Governments around the world are keen to return their economies to growth after the COVID-19 pandemic has run its course. But they need to make sure that, in their rush to ramp up production, they do not lock in uneconomic and climate unfriendly coal power for decades to come, a new report warns.
Financial think tank Carbon Tracker warns that if nations such as China build new capacity to stimulate their economies in the wake of the COVID-19 pandemic, they may not only produce more pollution but spend valuable taxpayers’ money keeping them open as well. The report finds that 46% of global coal plants will be running at a loss in 2020, a figure that will rise to 52% by the end of the decade.
Carbon Tracker revealed last month that it is already cheaper to generate electricity from new renewables than new coal plants in all major markets.
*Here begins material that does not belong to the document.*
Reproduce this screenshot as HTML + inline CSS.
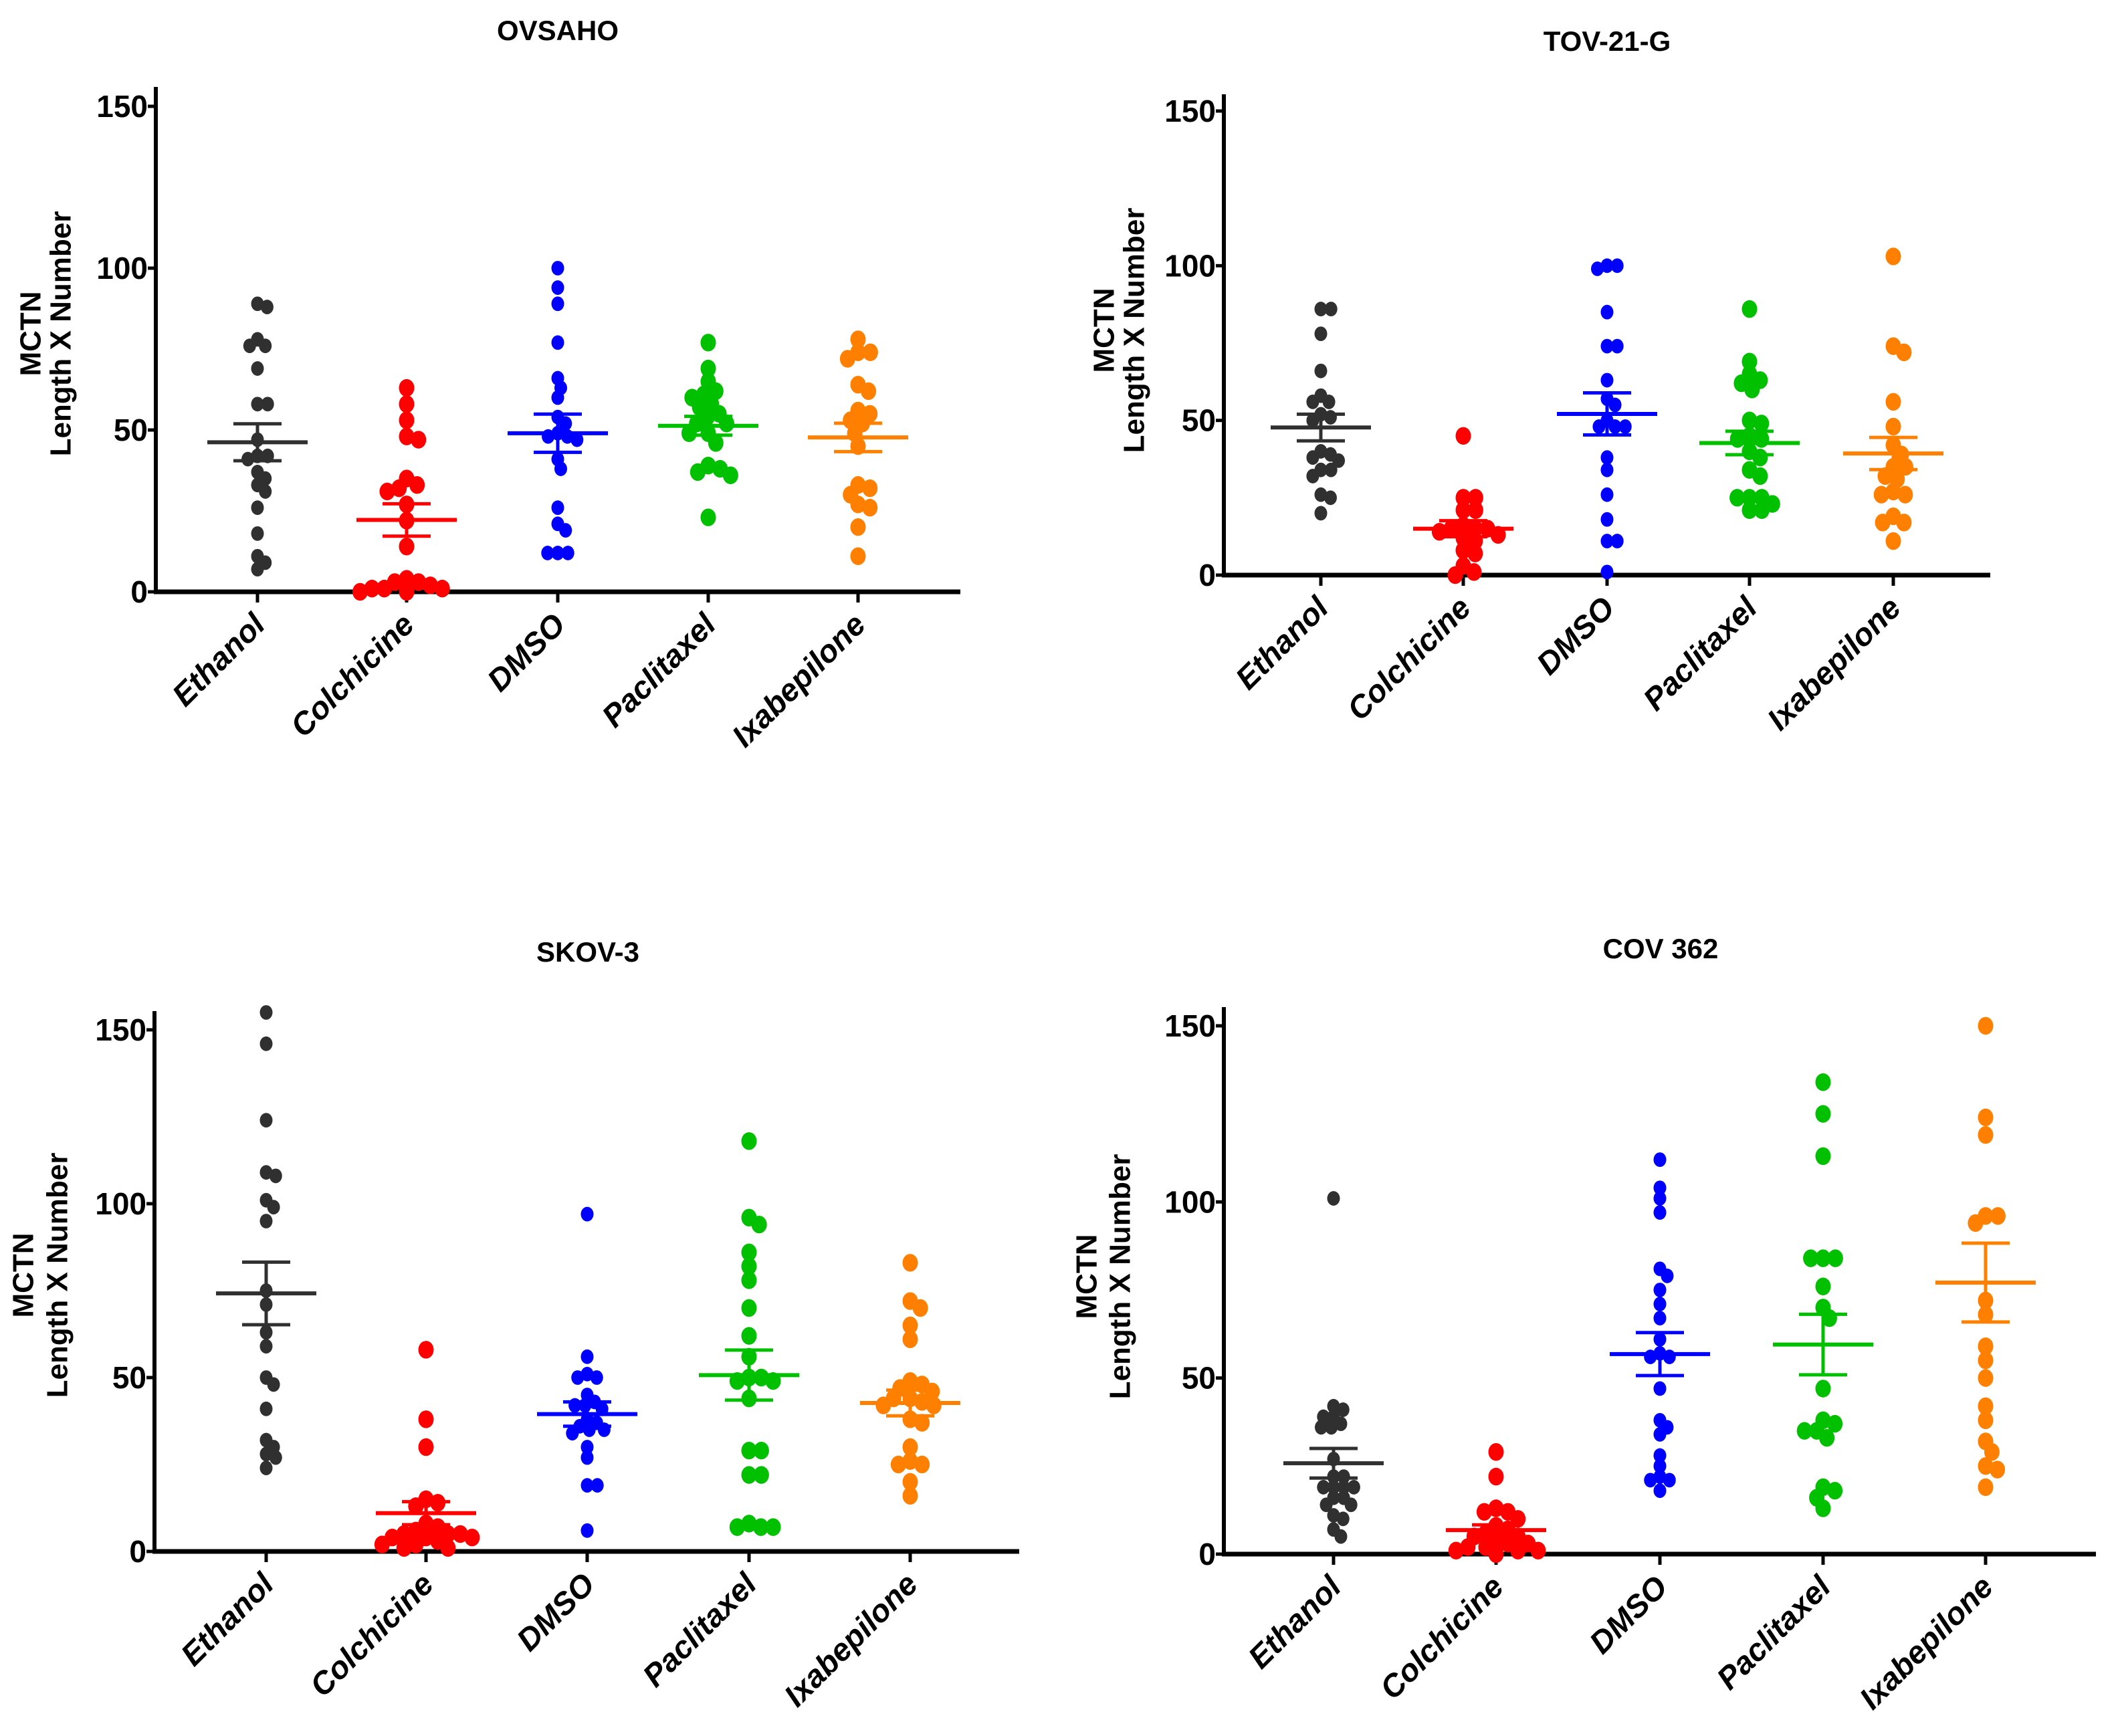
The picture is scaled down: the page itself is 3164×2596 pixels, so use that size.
<!DOCTYPE html>
<html><head><meta charset="utf-8">
<style>
html,body{margin:0;padding:0;background:#fff;}
svg{display:block;}
text{font-family:"Liberation Sans",sans-serif;font-weight:bold;fill:#000;}
.narrow{font-family:"Liberation Sans Narrow","Liberation Sans",sans-serif;}
</style></head>
<body>
<svg id="chart" width="3164" height="2596" viewBox="0 0 3164 2596" xmlns="http://www.w3.org/2000/svg"></svg>
<script>
// ---- data ----
const categories = ["Ethanol","Colchicine","DMSO","Paclitaxel","Ixabepilone"];
const colors = ["#303030","#ff0000","#0000ff","#00c000","#ff8000"];
const yTicks = [0,50,100,150];
const panelTitles = ["OVSAHO","TOV-21-G","SKOV-3","COV 362"];

const ovsahoEthanol = [88,89,76,78,76,69,58,58,47,42,42,41,37,35,33,31,26,18,11,9,7];
const ovsahoColchicine = [63,58,53,47,48,35,33,32,31,27,22,14,4,3,3,2,1,1,1,0,0];
const ovsahoDMSO = [100,94,89,77,66,63,60,54,52,49,48,48,47,41,38,26,21,19,12,12,12];
const ovsahoPaclitaxel = [77,69,65,62,61,60,58,57,55,54,52,52,49,49,46,39,38,37,36,23];
const ovsahoIxabepilone = [78,74,74,72,64,62,56,55,53,52,49,45,33,32,30,27,26,20,11];
const ovsahoMeans = [46.2,22.2,49,51.3,47.7];
const ovsahoSems = [5.7,5,5.9,2.9,4.4];

const tovEthanol = [86,86,78,66,58,56,56,52,50,51,40,39,38,37,34,34,32,26,25,20];
const tovColchicine = [45,25,25,21,21,16,15,15,15,14,13,12,11,8,7,3,1,0];
const tovDMSO = [100,100,99,85,74,74,63,57,55,50,48,48,48,38,34,26,18,11,11,1];
const tovPaclitaxel = [86,69,65,63,62,60,50,49,45,44,44,40,38,34,32,25,25,25,23,21,21];
const tovIxabepilone = [103,74,72,56,48,42,39,35,35,32,31,26,26,27,19,17,17,11];
const tovMeans = [47.7,15,52.1,42.7,39.3];
const tovSems = [4.3,2.6,6.8,3.8,5.2];

const skovEthanol = [155,146,124,109,108,101,99,95,75,71,63,59,50,48,41,32,30,28,27,24];
const skovColchicine = [58,38,30,15,14,13,8,7,6,5,5,5,4,4,4,3,2,2,1,1];
const skovDMSO = [97,56,51,50,50,45,43,42,42,41,38,37,36,35,35,34,30,27,19,19,6];
const skovPaclitaxel = [118,96,94,86,82,78,70,62,56,50,50,49,49,44,29,29,22,22,8,7,7,7];
const skovIxabepilone = [83,72,70,65,61,49,48,47,46,44,44,43,42,42,38,37,30,26,25,25,20,16];
const skovMeans = [74.2,11,39.5,50.7,42.7];
const skovSems = [9,3.3,3.5,7.2,3.7];

const covEthanol = [101,42,41,39,39,37,36,36,27,22,22,19,19,19,19,16,16,14,14,11,10,7,5];
const covColchicine = [29,22,13,12,12,10,8,7,6,5,5,4,3,3,2,2,1,1,1,0];
const covDMSO = [112,104,101,97,81,79,75,71,67,61,57,56,56,47,38,36,34,28,25,22,21,21,18];
const covPaclitaxel = [134,125,113,84,84,84,76,70,67,47,38,37,35,35,33,19,18,16,13];
const covIxabepilone = [150,124,119,96,96,94,72,68,59,55,50,42,38,32,29,25,24,19];
const covMeans = [25.8,6.8,56.8,59.5,77.1];
const covSems = [4.2,1.5,6.1,8.6,11.2];

const panelSeries = [
  [ovsahoEthanol,ovsahoColchicine,ovsahoDMSO,ovsahoPaclitaxel,ovsahoIxabepilone],
  [tovEthanol,tovColchicine,tovDMSO,tovPaclitaxel,tovIxabepilone],
  [skovEthanol,skovColchicine,skovDMSO,skovPaclitaxel,skovIxabepilone],
  [covEthanol,covColchicine,covDMSO,covPaclitaxel,covIxabepilone]
];
const panelMeans = [ovsahoMeans,tovMeans,skovMeans,covMeans];
const panelSems = [ovsahoSems,tovSems,skovSems,covSems];

// ---- layout ----
const layouts = [
  {ax:233,top:130,y0:885,y150:159,xEnd:1436,catX:[385,608,834,1059,1283],titleX:834,titleY:60,labX1:46,labX2:91,labY:499},
  {ax:1830,top:141,y0:860,y150:166,xEnd:2976,catX:[1975,2188,2403,2616,2831],titleX:2403,titleY:76,labX1:1651,labX2:1696,labY:494},
  {ax:231,top:1512,y0:2320,y150:1540,xEnd:1524,catX:[398,637,878,1120,1361],titleX:879,titleY:1438,labX1:35,labX2:86,labY:1907},
  {ax:1830,top:1506,y0:2324,y150:1534,xEnd:3134,catX:[1994,2237,2482,2726,2969],titleX:2483,titleY:1433,labX1:1625,labX2:1675,labY:1909}
];
const NS="http://www.w3.org/2000/svg";
const svg=document.getElementById("chart");
function mk(tag,attrs,parent){const e=document.createElementNS(NS,tag);for(const k in attrs)e.setAttribute(k,attrs[k]);(parent||svg).appendChild(e);return e;}

function swarm(ys,d){
  const placed=[];const xs=new Array(ys.length);
  const order=ys.map((y,i)=>i).sort((a,b)=>ys[a]-ys[b]);
  order.forEach(i=>{
    const y=ys[i];let cands=[0];
    placed.forEach(p=>{const dy=Math.abs(p.y-y);if(dy<d){const dx=Math.sqrt(d*d-dy*dy);cands.push(p.x+dx,p.x-dx);}});
    cands.sort((a,b)=>Math.abs(a)-Math.abs(b));
    let best=0;
    for(const c of cands){if(placed.every(p=>Math.hypot(p.x-c,p.y-y)>=d-0.5)){best=c;break;}}
    xs[i]=best;placed.push({x:best,y:y});
  });
  return xs;
}

layouts.forEach((L,pi)=>{
  const g=mk("g",{});
  
  
  const yS=v=>L.y0-v*(L.y0-L.y150)/150;
  const t=mk("text",{x:L.titleX,y:L.titleY,"text-anchor":"middle","font-size":42,class:"narrow"},g);
  t.textContent=panelTitles[pi];
  
  
  const yt=mk("text",{transform:`translate(${L.labX1},${L.labY}) rotate(-90)`,"text-anchor":"middle","font-size":44,"dominant-baseline":"central"},g);
  yt.textContent="MCTN";
  
  
  const yt2=mk("text",{transform:`translate(${L.labX2},${L.labY}) rotate(-90)`,"text-anchor":"middle","font-size":44,"dominant-baseline":"central"},g);
  yt2.textContent="Length X Number";
  
  
  const ya=mk("line",{x1:L.ax,y1:L.top,x2:L.ax,y2:L.y0+3,stroke:"#000","stroke-width":6},g);
  
  
  const xa=mk("line",{x1:L.ax-3,y1:L.y0,x2:L.xEnd,y2:L.y0,stroke:"#000","stroke-width":7},g);
  
  
  yTicks.forEach(v=>{
    mk("line",{x1:L.ax-12,y1:yS(v),x2:L.ax,y2:yS(v),stroke:"#000","stroke-width":5},g);
    const tl=mk("text",{x:L.ax-12,y:yS(v)+16,"text-anchor":"end","font-size":46,class:"narrow"},g);
    tl.textContent=v;
    
    
  });
  categories.forEach((c,ci)=>{
    const cx=L.catX[ci];
    mk("line",{x1:cx,y1:L.y0,x2:cx,y2:L.y0+16,stroke:"#000","stroke-width":5},g);
    const xl=mk("text",{transform:`translate(${cx+14},${L.y0+52}) rotate(-45)`,"text-anchor":"end","font-size":47,"font-style":"italic"},g);
    xl.textContent=c;
    
    
    const vals=panelSeries[pi][ci];
    const r=ci===0||ci===2?9.5:11.5;
    const ys=vals.map(yS);
    const xs=swarm(ys,r*1.6);
    vals.forEach((v,k)=>{
      const dot=mk("ellipse",{cx:cx+xs[k],cy:ys[k],rx:r,ry:r*1.15,fill:colors[ci]},g);
      
      
    });
    const m=panelMeans[pi][ci],s=panelSems[pi][ci];
    const ml=mk("line",{x1:cx-75,y1:yS(m),x2:cx+75,y2:yS(m),stroke:colors[ci],"stroke-width":6},g);
    
    
    const eb=mk("path",{d:`M${cx-36},${yS(m+s)}H${cx+36}M${cx-36},${yS(m-s)}H${cx+36}M${cx},${yS(m+s)}V${yS(m-s)}`,stroke:colors[ci],"stroke-width":5,fill:"none"},g);
    
    
  });
});
</script>
</body></html>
By 2030 at the latest it will be cheaper to build new wind or solar capacity than continue operating coal worldwide.
Global coal use in electricity generation must fall by 80% below 2010 levels by 2030 to limit global warming to 1.5°C, according to analysis of recent research from the UN’s Intergovernmental Panel on Climate Change.
At the same time, decarbonisation of the global energy system can grow the global economy and create up to 28 million jobs by 2050, according to IRENA, the International Renewable Energy Agency.
Yet, although renewables and gas are outcompeting coal worldwide, government subsidies are propping up coal power and driving plans to build nearly 500GW of new coal capacity, the report, Political Decisions, Economic Realities, found.
China, which produces and consumes about half the world’s coal, may be planning to build more coal plants to stimulate its economy in the wake of COVID-19. The country’s National Energy Administration recently announced it was ready to relax rules on coal power investment.
Globally governments are propping up expensive coal plants: 90% of coal capacity which is operating, in construction or planned is in countries with regulated or semi-regulated markets where coal power generators are implicitly or explicitly subsidised.
By contrast, in deregulated markets most coal power is already unprofitable on an underlying basis – 90% in Germany and 82% in the UK in 2019.